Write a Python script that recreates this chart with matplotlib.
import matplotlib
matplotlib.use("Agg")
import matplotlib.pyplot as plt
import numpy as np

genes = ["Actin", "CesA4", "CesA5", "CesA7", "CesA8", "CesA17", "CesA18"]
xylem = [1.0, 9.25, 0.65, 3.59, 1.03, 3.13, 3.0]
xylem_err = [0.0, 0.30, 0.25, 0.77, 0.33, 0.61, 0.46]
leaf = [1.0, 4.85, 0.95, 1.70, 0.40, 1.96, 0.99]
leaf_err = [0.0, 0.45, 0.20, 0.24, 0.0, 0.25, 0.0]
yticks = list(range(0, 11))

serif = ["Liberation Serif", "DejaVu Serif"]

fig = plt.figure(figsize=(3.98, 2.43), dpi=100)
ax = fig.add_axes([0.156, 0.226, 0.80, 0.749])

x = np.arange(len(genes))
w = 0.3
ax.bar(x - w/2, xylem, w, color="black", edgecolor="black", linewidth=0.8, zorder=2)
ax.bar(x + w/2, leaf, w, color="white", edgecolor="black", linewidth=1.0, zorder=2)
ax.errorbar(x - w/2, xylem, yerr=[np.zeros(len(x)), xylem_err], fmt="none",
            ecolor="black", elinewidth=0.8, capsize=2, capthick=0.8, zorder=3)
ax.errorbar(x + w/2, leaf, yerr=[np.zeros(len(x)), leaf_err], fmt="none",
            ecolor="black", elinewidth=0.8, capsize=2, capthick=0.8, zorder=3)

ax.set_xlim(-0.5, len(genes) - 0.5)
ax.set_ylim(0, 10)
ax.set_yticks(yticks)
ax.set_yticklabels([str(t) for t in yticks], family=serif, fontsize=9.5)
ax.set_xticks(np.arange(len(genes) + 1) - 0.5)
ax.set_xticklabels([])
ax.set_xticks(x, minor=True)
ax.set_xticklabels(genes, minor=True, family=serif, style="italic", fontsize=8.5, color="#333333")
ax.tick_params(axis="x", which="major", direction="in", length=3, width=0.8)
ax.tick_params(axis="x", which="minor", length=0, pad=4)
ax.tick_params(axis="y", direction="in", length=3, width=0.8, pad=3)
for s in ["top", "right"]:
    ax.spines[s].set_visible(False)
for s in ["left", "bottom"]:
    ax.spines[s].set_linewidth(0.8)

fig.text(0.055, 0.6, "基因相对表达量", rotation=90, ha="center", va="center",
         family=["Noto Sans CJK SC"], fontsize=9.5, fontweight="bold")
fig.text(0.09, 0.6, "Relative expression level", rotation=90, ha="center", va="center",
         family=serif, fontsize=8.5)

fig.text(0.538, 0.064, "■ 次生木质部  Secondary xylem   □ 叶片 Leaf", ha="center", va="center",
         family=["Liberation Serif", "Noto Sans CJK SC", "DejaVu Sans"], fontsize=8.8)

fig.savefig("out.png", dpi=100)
•••••
What to produce
Reproduce all of the data exactly as given.

Exercise solution
Write a Python script that recreates this chart with matplotlib.
import matplotlib
matplotlib.use("Agg")
import matplotlib.pyplot as plt
import numpy as np

genes = ["Actin", "CesA4", "CesA5", "CesA7", "CesA8", "CesA17", "CesA18"]
xylem = [1.0, 9.25, 0.65, 3.59, 1.03, 3.13, 3.0]
xylem_err = [0.0, 0.30, 0.25, 0.77, 0.33, 0.61, 0.46]
leaf = [1.0, 4.85, 0.95, 1.70, 0.40, 1.96, 0.99]
leaf_err = [0.0, 0.45, 0.20, 0.24, 0.0, 0.25, 0.0]
yticks = list(range(0, 11))

serif = ["Liberation Serif", "DejaVu Serif"]

fig = plt.figure(figsize=(3.98, 2.43), dpi=100)
ax = fig.add_axes([0.156, 0.226, 0.80, 0.749])

x = np.arange(len(genes))
w = 0.3
ax.bar(x - w/2, xylem, w, color="black", edgecolor="black", linewidth=0.8, zorder=2)
ax.bar(x + w/2, leaf, w, color="white", edgecolor="black", linewidth=1.0, zorder=2)
ax.errorbar(x - w/2, xylem, yerr=[np.zeros(len(x)), xylem_err], fmt="none",
            ecolor="black", elinewidth=0.8, capsize=2, capthick=0.8, zorder=3)
ax.errorbar(x + w/2, leaf, yerr=[np.zeros(len(x)), leaf_err], fmt="none",
            ecolor="black", elinewidth=0.8, capsize=2, capthick=0.8, zorder=3)

ax.set_xlim(-0.5, len(genes) - 0.5)
ax.set_ylim(0, 10)
ax.set_yticks(yticks)
ax.set_yticklabels([str(t) for t in yticks], family=serif, fontsize=9.5)
ax.set_xticks(np.arange(len(genes) + 1) - 0.5)
ax.set_xticklabels([])
ax.set_xticks(x, minor=True)
ax.set_xticklabels(genes, minor=True, family=serif, style="italic", fontsize=8.5, color="#333333")
ax.tick_params(axis="x", which="major", direction="in", length=3, width=0.8)
ax.tick_params(axis="x", which="minor", length=0, pad=4)
ax.tick_params(axis="y", direction="in", length=3, width=0.8, pad=3)
for s in ["top", "right"]:
    ax.spines[s].set_visible(False)
for s in ["left", "bottom"]:
    ax.spines[s].set_linewidth(0.8)

fig.text(0.055, 0.6, "基因相对表达量", rotation=90, ha="center", va="center",
         family=["Noto Sans CJK SC"], fontsize=9.5, fontweight="bold")
fig.text(0.09, 0.6, "Relative expression level", rotation=90, ha="center", va="center",
         family=serif, fontsize=8.5)

fig.text(0.538, 0.064, "■ 次生木质部  Secondary xylem   □ 叶片 Leaf", ha="center", va="center",
         family=["Liberation Serif", "Noto Sans CJK SC", "DejaVu Sans"], fontsize=8.8)

fig.savefig("out.png", dpi=100)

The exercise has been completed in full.